SET TASK
Copy every record word for word.

EXERCISE MATERIAL
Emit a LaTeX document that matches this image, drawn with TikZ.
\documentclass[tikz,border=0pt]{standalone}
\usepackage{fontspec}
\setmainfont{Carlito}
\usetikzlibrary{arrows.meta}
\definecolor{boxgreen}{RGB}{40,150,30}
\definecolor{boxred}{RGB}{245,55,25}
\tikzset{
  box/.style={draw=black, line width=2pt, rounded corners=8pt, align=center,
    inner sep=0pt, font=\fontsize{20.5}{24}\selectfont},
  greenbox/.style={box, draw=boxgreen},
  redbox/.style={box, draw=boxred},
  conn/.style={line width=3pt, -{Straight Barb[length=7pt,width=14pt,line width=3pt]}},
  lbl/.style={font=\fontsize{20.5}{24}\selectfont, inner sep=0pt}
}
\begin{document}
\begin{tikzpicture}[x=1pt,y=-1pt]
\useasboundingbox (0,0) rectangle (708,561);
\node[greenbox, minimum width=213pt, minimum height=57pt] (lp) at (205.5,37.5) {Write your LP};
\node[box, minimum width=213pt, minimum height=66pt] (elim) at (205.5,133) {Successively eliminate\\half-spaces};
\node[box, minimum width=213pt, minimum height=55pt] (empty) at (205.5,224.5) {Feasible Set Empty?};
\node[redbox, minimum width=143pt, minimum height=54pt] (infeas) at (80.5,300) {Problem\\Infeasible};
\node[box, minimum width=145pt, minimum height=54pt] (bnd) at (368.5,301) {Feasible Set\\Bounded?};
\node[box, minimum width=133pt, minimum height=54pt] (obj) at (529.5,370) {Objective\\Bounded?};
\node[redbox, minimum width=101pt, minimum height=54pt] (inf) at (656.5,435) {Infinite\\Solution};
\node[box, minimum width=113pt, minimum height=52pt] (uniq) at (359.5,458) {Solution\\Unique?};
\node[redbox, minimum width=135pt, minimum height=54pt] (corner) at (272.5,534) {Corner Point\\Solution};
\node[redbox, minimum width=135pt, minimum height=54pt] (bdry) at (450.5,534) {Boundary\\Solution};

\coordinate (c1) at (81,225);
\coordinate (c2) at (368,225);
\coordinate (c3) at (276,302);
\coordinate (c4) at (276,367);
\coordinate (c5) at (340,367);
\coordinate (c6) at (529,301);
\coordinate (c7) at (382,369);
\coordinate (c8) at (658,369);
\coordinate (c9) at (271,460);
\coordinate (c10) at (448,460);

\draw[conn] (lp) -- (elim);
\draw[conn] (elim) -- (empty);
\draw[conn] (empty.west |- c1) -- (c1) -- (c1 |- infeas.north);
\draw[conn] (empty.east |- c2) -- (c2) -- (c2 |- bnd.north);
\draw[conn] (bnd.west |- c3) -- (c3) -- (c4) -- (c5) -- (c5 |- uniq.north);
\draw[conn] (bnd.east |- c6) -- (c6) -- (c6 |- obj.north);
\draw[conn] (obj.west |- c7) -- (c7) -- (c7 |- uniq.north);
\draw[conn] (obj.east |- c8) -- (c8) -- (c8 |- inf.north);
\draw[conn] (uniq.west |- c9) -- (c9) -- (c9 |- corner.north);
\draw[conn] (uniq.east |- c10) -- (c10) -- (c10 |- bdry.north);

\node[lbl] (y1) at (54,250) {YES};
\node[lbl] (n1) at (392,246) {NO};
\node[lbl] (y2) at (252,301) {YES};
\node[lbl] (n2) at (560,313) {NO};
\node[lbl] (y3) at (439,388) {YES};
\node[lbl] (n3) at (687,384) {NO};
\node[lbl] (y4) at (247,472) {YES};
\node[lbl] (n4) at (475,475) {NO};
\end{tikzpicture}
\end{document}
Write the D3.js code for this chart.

COMPLETE OUTPUT
Emit a LaTeX document that matches this image, drawn with TikZ.
\documentclass[tikz,border=0pt]{standalone}
\usepackage{fontspec}
\setmainfont{Carlito}
\usetikzlibrary{arrows.meta}
\definecolor{boxgreen}{RGB}{40,150,30}
\definecolor{boxred}{RGB}{245,55,25}
\tikzset{
  box/.style={draw=black, line width=2pt, rounded corners=8pt, align=center,
    inner sep=0pt, font=\fontsize{20.5}{24}\selectfont},
  greenbox/.style={box, draw=boxgreen},
  redbox/.style={box, draw=boxred},
  conn/.style={line width=3pt, -{Straight Barb[length=7pt,width=14pt,line width=3pt]}},
  lbl/.style={font=\fontsize{20.5}{24}\selectfont, inner sep=0pt}
}
\begin{document}
\begin{tikzpicture}[x=1pt,y=-1pt]
\useasboundingbox (0,0) rectangle (708,561);
\node[greenbox, minimum width=213pt, minimum height=57pt] (lp) at (205.5,37.5) {Write your LP};
\node[box, minimum width=213pt, minimum height=66pt] (elim) at (205.5,133) {Successively eliminate\\half-spaces};
\node[box, minimum width=213pt, minimum height=55pt] (empty) at (205.5,224.5) {Feasible Set Empty?};
\node[redbox, minimum width=143pt, minimum height=54pt] (infeas) at (80.5,300) {Problem\\Infeasible};
\node[box, minimum width=145pt, minimum height=54pt] (bnd) at (368.5,301) {Feasible Set\\Bounded?};
\node[box, minimum width=133pt, minimum height=54pt] (obj) at (529.5,370) {Objective\\Bounded?};
\node[redbox, minimum width=101pt, minimum height=54pt] (inf) at (656.5,435) {Infinite\\Solution};
\node[box, minimum width=113pt, minimum height=52pt] (uniq) at (359.5,458) {Solution\\Unique?};
\node[redbox, minimum width=135pt, minimum height=54pt] (corner) at (272.5,534) {Corner Point\\Solution};
\node[redbox, minimum width=135pt, minimum height=54pt] (bdry) at (450.5,534) {Boundary\\Solution};

\coordinate (c1) at (81,225);
\coordinate (c2) at (368,225);
\coordinate (c3) at (276,302);
\coordinate (c4) at (276,367);
\coordinate (c5) at (340,367);
\coordinate (c6) at (529,301);
\coordinate (c7) at (382,369);
\coordinate (c8) at (658,369);
\coordinate (c9) at (271,460);
\coordinate (c10) at (448,460);

\draw[conn] (lp) -- (elim);
\draw[conn] (elim) -- (empty);
\draw[conn] (empty.west |- c1) -- (c1) -- (c1 |- infeas.north);
\draw[conn] (empty.east |- c2) -- (c2) -- (c2 |- bnd.north);
\draw[conn] (bnd.west |- c3) -- (c3) -- (c4) -- (c5) -- (c5 |- uniq.north);
\draw[conn] (bnd.east |- c6) -- (c6) -- (c6 |- obj.north);
\draw[conn] (obj.west |- c7) -- (c7) -- (c7 |- uniq.north);
\draw[conn] (obj.east |- c8) -- (c8) -- (c8 |- inf.north);
\draw[conn] (uniq.west |- c9) -- (c9) -- (c9 |- corner.north);
\draw[conn] (uniq.east |- c10) -- (c10) -- (c10 |- bdry.north);

\node[lbl] (y1) at (54,250) {YES};
\node[lbl] (n1) at (392,246) {NO};
\node[lbl] (y2) at (252,301) {YES};
\node[lbl] (n2) at (560,313) {NO};
\node[lbl] (y3) at (439,388) {YES};
\node[lbl] (n3) at (687,384) {NO};
\node[lbl] (y4) at (247,472) {YES};
\node[lbl] (n4) at (475,475) {NO};
\end{tikzpicture}
\end{document}
Write the D3.js code for this chart.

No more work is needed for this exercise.